- Do this: Skip every image and restate the data word for word.

--- Start of Data provided ---

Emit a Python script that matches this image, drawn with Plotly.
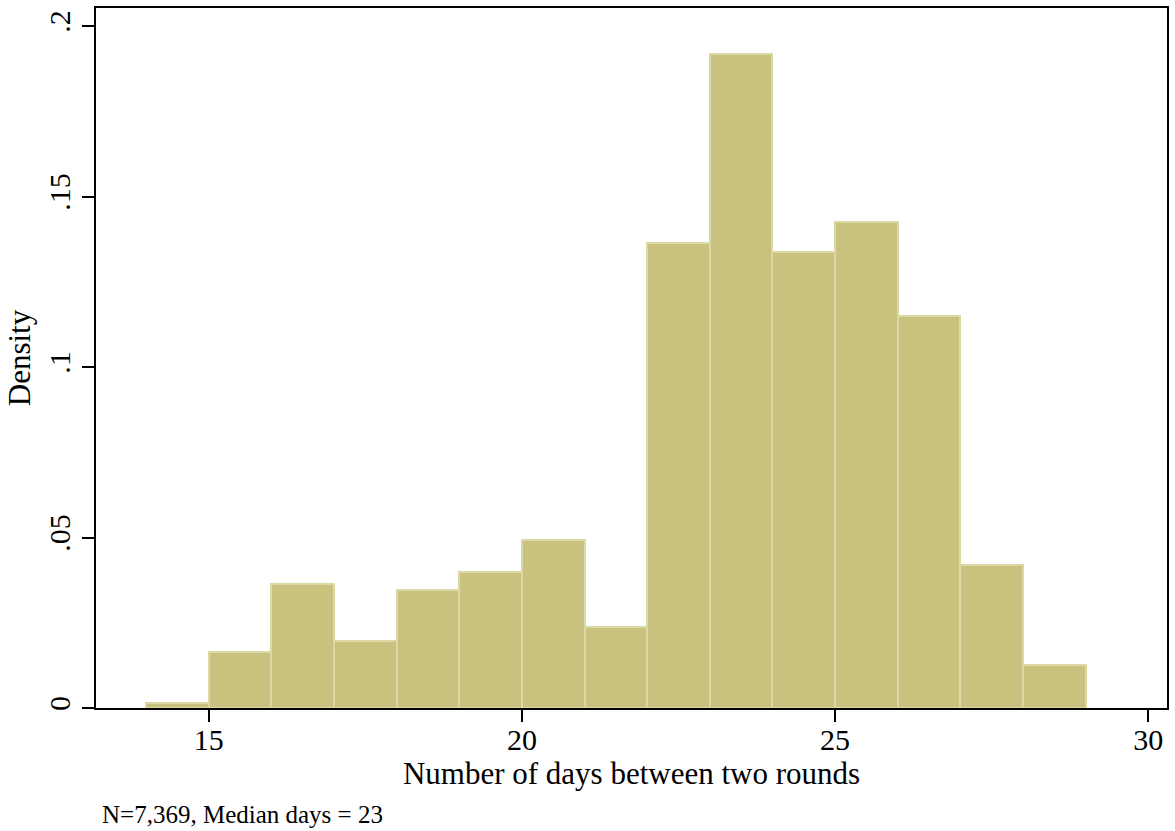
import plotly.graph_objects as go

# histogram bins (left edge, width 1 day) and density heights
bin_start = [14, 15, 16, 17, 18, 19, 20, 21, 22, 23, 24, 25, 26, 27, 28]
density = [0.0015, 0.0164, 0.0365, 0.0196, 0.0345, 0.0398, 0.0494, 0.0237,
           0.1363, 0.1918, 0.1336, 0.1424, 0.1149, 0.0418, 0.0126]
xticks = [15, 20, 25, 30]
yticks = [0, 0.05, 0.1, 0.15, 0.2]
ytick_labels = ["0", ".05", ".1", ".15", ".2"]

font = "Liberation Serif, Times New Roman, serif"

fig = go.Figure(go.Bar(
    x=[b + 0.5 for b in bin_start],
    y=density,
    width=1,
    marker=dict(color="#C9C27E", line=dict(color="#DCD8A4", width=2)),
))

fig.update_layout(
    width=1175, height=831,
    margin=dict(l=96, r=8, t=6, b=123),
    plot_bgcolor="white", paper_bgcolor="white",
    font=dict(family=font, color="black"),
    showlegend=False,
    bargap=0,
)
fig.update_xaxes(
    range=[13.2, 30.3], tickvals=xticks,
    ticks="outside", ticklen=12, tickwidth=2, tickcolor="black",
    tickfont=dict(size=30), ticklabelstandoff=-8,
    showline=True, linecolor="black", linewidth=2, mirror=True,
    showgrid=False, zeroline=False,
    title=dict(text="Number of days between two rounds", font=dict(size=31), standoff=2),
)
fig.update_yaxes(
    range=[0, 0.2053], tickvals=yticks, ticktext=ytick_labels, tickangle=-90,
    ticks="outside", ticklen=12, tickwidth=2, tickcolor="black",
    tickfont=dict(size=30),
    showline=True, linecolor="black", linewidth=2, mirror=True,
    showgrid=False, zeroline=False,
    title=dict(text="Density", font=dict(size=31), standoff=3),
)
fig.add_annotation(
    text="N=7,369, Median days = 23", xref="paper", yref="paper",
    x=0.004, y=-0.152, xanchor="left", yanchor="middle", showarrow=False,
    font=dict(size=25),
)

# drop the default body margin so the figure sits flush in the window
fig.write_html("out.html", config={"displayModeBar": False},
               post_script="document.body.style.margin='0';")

--- End of Data provided ---

- Answer to this task:
Emit a Python script that matches this image, drawn with Plotly.
import plotly.graph_objects as go

# histogram bins (left edge, width 1 day) and density heights
bin_start = [14, 15, 16, 17, 18, 19, 20, 21, 22, 23, 24, 25, 26, 27, 28]
density = [0.0015, 0.0164, 0.0365, 0.0196, 0.0345, 0.0398, 0.0494, 0.0237,
           0.1363, 0.1918, 0.1336, 0.1424, 0.1149, 0.0418, 0.0126]
xticks = [15, 20, 25, 30]
yticks = [0, 0.05, 0.1, 0.15, 0.2]
ytick_labels = ["0", ".05", ".1", ".15", ".2"]

font = "Liberation Serif, Times New Roman, serif"

fig = go.Figure(go.Bar(
    x=[b + 0.5 for b in bin_start],
    y=density,
    width=1,
    marker=dict(color="#C9C27E", line=dict(color="#DCD8A4", width=2)),
))

fig.update_layout(
    width=1175, height=831,
    margin=dict(l=96, r=8, t=6, b=123),
    plot_bgcolor="white", paper_bgcolor="white",
    font=dict(family=font, color="black"),
    showlegend=False,
    bargap=0,
)
fig.update_xaxes(
    range=[13.2, 30.3], tickvals=xticks,
    ticks="outside", ticklen=12, tickwidth=2, tickcolor="black",
    tickfont=dict(size=30), ticklabelstandoff=-8,
    showline=True, linecolor="black", linewidth=2, mirror=True,
    showgrid=False, zeroline=False,
    title=dict(text="Number of days between two rounds", font=dict(size=31), standoff=2),
)
fig.update_yaxes(
    range=[0, 0.2053], tickvals=yticks, ticktext=ytick_labels, tickangle=-90,
    ticks="outside", ticklen=12, tickwidth=2, tickcolor="black",
    tickfont=dict(size=30),
    showline=True, linecolor="black", linewidth=2, mirror=True,
    showgrid=False, zeroline=False,
    title=dict(text="Density", font=dict(size=31), standoff=3),
)
fig.add_annotation(
    text="N=7,369, Median days = 23", xref="paper", yref="paper",
    x=0.004, y=-0.152, xanchor="left", yanchor="middle", showarrow=False,
    font=dict(size=25),
)

# drop the default body margin so the figure sits flush in the window
fig.write_html("out.html", config={"displayModeBar": False},
               post_script="document.body.style.margin='0';")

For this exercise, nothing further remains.